[Rows from a dataset of charts and code]:
★ ★ ★
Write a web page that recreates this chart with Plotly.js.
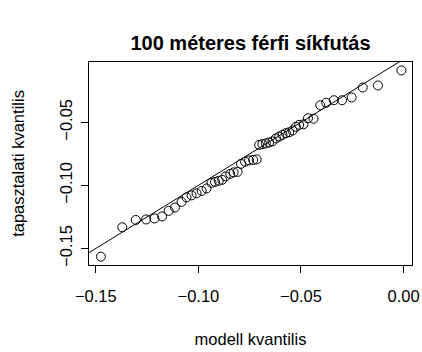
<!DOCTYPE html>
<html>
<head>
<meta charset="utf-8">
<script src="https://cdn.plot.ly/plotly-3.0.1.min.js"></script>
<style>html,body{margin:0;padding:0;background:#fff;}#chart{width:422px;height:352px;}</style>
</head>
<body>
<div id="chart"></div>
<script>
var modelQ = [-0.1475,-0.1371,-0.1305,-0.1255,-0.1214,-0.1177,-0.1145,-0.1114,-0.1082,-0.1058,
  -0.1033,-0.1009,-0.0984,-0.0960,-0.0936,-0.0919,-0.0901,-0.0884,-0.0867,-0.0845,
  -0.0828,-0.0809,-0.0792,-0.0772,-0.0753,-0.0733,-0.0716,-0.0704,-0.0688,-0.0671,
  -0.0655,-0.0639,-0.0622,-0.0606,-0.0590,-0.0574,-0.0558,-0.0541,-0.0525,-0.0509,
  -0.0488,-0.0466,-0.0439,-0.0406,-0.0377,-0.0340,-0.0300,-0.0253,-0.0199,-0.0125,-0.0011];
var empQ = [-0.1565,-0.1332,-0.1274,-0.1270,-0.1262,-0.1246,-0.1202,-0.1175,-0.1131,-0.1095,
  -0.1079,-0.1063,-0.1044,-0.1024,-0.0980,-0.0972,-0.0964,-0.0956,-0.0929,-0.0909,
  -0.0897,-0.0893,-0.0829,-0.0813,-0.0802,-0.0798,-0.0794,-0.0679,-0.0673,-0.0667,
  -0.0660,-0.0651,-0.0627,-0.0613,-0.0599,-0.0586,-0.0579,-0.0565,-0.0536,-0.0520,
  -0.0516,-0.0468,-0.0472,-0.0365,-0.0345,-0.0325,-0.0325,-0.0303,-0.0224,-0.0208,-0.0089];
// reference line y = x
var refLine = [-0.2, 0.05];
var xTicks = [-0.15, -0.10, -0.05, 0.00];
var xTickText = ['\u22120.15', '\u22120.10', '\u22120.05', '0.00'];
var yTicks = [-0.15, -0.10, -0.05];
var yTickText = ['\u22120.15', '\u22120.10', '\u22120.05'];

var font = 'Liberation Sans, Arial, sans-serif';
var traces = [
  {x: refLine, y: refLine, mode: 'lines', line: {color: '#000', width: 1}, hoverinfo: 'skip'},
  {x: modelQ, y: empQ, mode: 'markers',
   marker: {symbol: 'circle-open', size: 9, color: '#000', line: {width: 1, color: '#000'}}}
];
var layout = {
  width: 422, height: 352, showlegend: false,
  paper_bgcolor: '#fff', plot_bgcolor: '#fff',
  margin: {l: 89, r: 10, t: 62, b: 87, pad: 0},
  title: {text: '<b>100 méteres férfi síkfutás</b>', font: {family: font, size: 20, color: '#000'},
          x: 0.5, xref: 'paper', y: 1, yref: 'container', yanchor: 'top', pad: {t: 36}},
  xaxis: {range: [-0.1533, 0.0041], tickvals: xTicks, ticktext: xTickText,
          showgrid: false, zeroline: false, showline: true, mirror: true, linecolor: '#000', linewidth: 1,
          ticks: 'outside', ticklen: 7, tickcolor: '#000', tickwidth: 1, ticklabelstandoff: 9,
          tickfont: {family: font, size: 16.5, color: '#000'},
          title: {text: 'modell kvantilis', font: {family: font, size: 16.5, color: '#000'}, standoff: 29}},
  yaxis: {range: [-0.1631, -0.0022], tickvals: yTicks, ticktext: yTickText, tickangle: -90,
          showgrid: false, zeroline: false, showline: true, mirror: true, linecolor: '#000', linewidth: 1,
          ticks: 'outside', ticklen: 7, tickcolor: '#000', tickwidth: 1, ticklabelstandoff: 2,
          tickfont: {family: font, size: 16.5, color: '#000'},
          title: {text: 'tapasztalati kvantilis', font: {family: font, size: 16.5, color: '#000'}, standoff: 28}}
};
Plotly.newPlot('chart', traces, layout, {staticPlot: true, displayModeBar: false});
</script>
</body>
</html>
★ ★ ★
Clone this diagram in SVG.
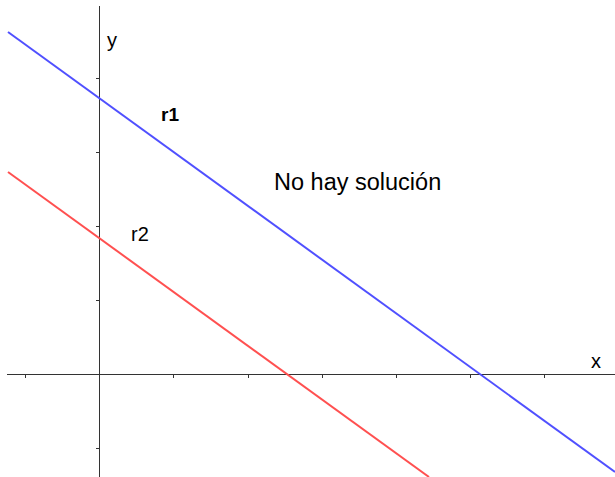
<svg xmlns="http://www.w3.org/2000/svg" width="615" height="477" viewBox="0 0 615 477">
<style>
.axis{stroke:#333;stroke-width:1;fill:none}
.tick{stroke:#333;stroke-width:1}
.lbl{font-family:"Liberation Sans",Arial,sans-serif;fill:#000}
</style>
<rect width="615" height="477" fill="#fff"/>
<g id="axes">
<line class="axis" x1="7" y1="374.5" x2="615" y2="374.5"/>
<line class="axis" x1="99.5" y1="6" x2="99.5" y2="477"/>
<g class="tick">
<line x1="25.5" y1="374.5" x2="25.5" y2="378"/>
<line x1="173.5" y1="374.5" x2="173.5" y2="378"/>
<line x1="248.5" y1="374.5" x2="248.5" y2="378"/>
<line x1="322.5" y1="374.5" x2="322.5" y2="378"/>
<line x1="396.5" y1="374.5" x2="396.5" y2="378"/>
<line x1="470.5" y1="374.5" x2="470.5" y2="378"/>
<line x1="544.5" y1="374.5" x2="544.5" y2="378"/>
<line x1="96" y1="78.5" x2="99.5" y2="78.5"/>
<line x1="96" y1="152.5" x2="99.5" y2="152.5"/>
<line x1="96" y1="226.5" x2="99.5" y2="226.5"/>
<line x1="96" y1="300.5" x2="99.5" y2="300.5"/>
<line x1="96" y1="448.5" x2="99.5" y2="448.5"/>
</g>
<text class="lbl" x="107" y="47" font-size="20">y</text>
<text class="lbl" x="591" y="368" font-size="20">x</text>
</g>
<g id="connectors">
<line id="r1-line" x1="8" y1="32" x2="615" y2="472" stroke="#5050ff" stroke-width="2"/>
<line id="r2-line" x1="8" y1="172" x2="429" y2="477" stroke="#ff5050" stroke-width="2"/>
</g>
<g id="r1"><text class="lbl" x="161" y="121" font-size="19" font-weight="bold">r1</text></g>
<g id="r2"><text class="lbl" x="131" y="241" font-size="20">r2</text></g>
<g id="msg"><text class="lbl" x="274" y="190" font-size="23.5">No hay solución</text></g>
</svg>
★ ★ ★
[Aim]:
Find all lines where the word "this" appears. Copy them.

[Expected answer]:
Write a web page that recreates this chart with Plotly.js.
Clone this diagram in SVG.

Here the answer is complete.